Hari ini, Koloseum adalah simbol yang kuat – simbol keagungan Roma yang tak tergoyahkan, ikon Warisan Dunia UNESCO, dan pengingat akan kompleksitas sejarah manusia. Ini adalah tempat di mana masa lalu berinteraksi dengan masa kini, memicu imajinasi dan memprovokasi refleksi tentang kekuasaan, hiburan, dan moralitas. Upaya konservasi modern yang berkelanjutan memastikan bahwa struktur ini akan terus berdiri, menarik jutaan pengunjung, dan memfasilitasi penelitian baru yang terus memperdalam pemahaman kita.

Setiap lengkungan yang hancur, setiap batu yang terkikis, dan setiap lorong bawah tanah yang gelap di Koloseum menceritakan kisah yang tak terhingga.

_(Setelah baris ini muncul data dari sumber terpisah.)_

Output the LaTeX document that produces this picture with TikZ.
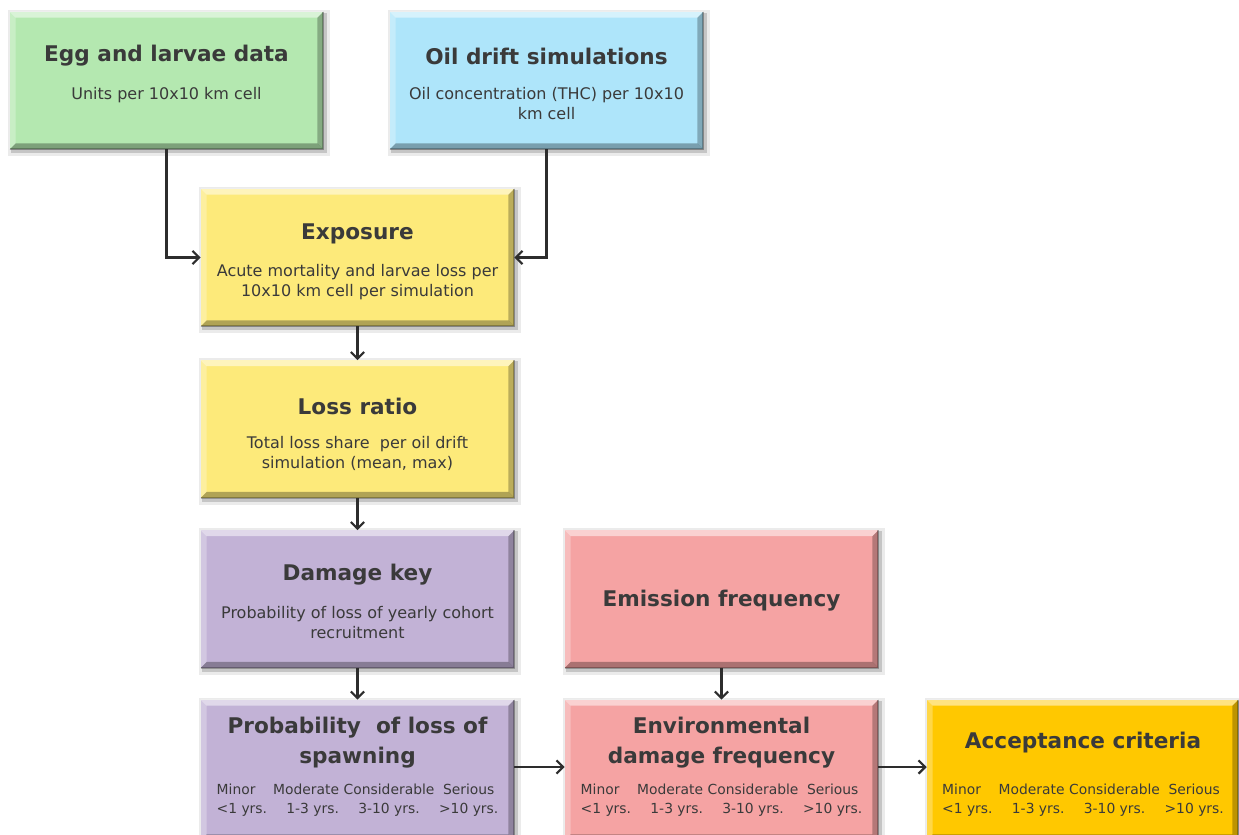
\documentclass[tikz,border=0pt]{standalone}
\usepackage{fontspec}
\setmainfont{DejaVu Sans}
\usetikzlibrary{arrows.meta,calc}

\definecolor{eggfill}{RGB}{180,232,176}
\definecolor{oilfill}{RGB}{174,229,250}
\definecolor{expfill}{RGB}{253,234,122}
\definecolor{dmgfill}{RGB}{194,178,214}
\definecolor{emifill}{RGB}{245,163,163}
\definecolor{accfill}{RGB}{255,200,0}
\definecolor{ink}{RGB}{58,58,58}
\definecolor{arrowink}{RGB}{45,45,45}

% beveled box edges: light top/left, dark right/bottom
\newcommand\bevelize[1]{%
  \fill[white,opacity=.5] (#1.north west) -- (#1.north east)
     -- ([shift={(-6,6)}]#1.north east) -- ([shift={(6,6)}]#1.north west) -- cycle;
  \fill[white,opacity=.28] (#1.north west) -- ([shift={(6,6)}]#1.north west)
     -- ([shift={(6,-6)}]#1.south west) -- (#1.south west) -- cycle;
  \fill[black,opacity=.26] (#1.north east) -- (#1.south east)
     -- ([shift={(-6,-6)}]#1.south east) -- ([shift={(-6,6)}]#1.north east) -- cycle;
  \fill[black,opacity=.30] (#1.south west) -- (#1.south east)
     -- ([shift={(-6,-6)}]#1.south east) -- ([shift={(6,-6)}]#1.south west) -- cycle;
  \draw[black,opacity=.25,line width=1.2pt] (#1.north east) -- (#1.south east) -- (#1.south west);
}
% soft drop shadow under a box
\newcommand\shadowize[1]{%
  \fill[black,opacity=.08] ([shift={(-2,-2)}]#1.north west) rectangle ([shift={(7,7)}]#1.south east);
  \fill[black,opacity=.16] ([shift={(1,1)}]#1.north west) rectangle ([shift={(4,4)}]#1.south east);
}

\tikzset{
  box/.style={rectangle, inner sep=0pt, minimum width=234.75pt, minimum height=102.75pt},
  ttl/.style={font=\bfseries\fontsize{16.2}{22.5}\selectfont, text=ink, align=center, inner sep=0pt},
  sub/.style={font=\fontsize{12}{15}\selectfont, text=ink, align=center, inner sep=0pt},
  tbl/.style={font=\fontsize{10.4}{14.2}\selectfont, text=ink, inner sep=0pt},
  flow/.style={draw=arrowink, line width=1.7pt, -{Straight Barb[length=5pt,width=10pt,line width=1.7pt]}},
}

\newcommand\classes{%
  \begin{tabular}{@{}l@{\hspace{4.5pt}}r@{\hspace{3.5pt}}c@{\hspace{3.5pt}}c@{}}
  Minor & Moderate & Considerable & Serious\\
  <1 yrs. & 1-3 yrs. & 3-10 yrs. & >10 yrs.
  \end{tabular}}

\begin{document}
\begin{tikzpicture}[x=0.75pt,y=-0.75pt]
\clip (0,0) rectangle (1239,835);
\fill[white] (0,0) rectangle (1239,835);

% box outlines (positions in pixel units)
\path
  node[box] (egg) at (166.5,80.5) {}
  node[box] (oil) at (546.5,80.5) {}
  node[box] (exp) at (357.5,257.5) {}
  node[box] (loss) at (357.5,429) {}
  node[box] (dmg) at (357.5,599) {}
  node[box] (emi) at (721.5,599) {}
  node[box, minimum height=105pt] (prob) at (357.5,770) {}
  node[box, minimum height=105pt] (env) at (721.5,770) {}
  node[box, minimum height=105pt, minimum width=233.25pt] (acc) at (1082.5,770) {};

\foreach \b in {egg,oil,exp,loss,dmg,emi,prob,env,acc} {\shadowize{\b}}

\fill[eggfill] (egg.north west) rectangle (egg.south east);
\fill[oilfill] (oil.north west) rectangle (oil.south east);
\fill[expfill] (exp.north west) rectangle (exp.south east);
\fill[expfill] (loss.north west) rectangle (loss.south east);
\fill[dmgfill] (dmg.north west) rectangle (dmg.south east);
\fill[dmgfill] (prob.north west) rectangle (prob.south east);
\fill[emifill] (emi.north west) rectangle (emi.south east);
\fill[emifill] (env.north west) rectangle (env.south east);
\fill[accfill] (acc.north west) rectangle (acc.south east);

\foreach \b in {egg,oil,exp,loss,dmg,emi,prob,env,acc} {\bevelize{\b}}

% labels
\node[ttl] (eggT) at (166.5,56) {Egg and larvae data};
\node[sub] (eggS) at (166.5,95) {Units per 10x10 km cell};

\node[ttl] (oilT) at (546.5,56) {Oil drift simulations};
\node[sub] (oilS) at (546.5,104) {Oil concentration (THC) per 10x10\\km cell};

\node[ttl] (expT) at (357.5,234) {Exposure};
\node[sub] (expS) at (357.5,282) {Acute mortality and larvae loss per\\10x10 km cell per simulation};

\node[ttl] (lossT) at (357.5,406) {Loss ratio};
\node[sub] (lossS) at (357.5,453.5) {Total loss share\ \ per oil drift\\simulation (mean, max)};

\node[ttl] (dmgT) at (357.5,575) {Damage key};
\node[sub] (dmgS) at (357.5,622.5) {Probability of loss of yearly cohort\\recruitment};

\node[ttl] (emiT) at (721.5,601) {Emission frequency};

\node[ttl] (probT) at (357.5,743) {Probability\ \ of loss of\\spawning};
\node[tbl] (probC) at (357.5,800.5) {\classes};

\node[ttl] (envT) at (721.5,743) {Environmental\\damage frequency};
\node[tbl] (envC) at (721.5,800.5) {\classes};

\node[ttl] (accT) at (1083,743) {Acceptance criteria};
\node[tbl] (accC) at (1083,800.5) {\classes};

% connectors
\draw[flow] (egg.south) |- (exp.west);
\draw[flow] (oil.south) |- (exp.east);
\draw[flow] (exp.south) -- (loss.north);
\draw[flow] (loss.south) -- (dmg.north);
\draw[flow] (dmg.south) -- (prob.north);
\draw[flow] (emi.south) -- (env.north);
\draw[flow] (prob.east |- 0,767) -- (env.west |- 0,767);
\draw[flow] (env.east |- 0,767) -- (acc.west |- 0,767);
\end{tikzpicture}
\end{document}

Kisah tentang manusia yang membangunnya, manusia yang bertarung dan tewas di dalamnya, dan manusia yang, berabad-abad kemudian, masih berdiri dalam kekaguman akan gema abadi dari masa lalu. Koloseum bukan hanya sebuah bangunan; ia adalah kapsul waktu, cermin peradaban, dan pelajaran abadi bagi kita semua tentang kejayaan dan kejatuhan, inovasi dan kekejaman, serta ketahanan luar biasa dari warisan yang ditinggalkan oleh Kekaisaran Romawi.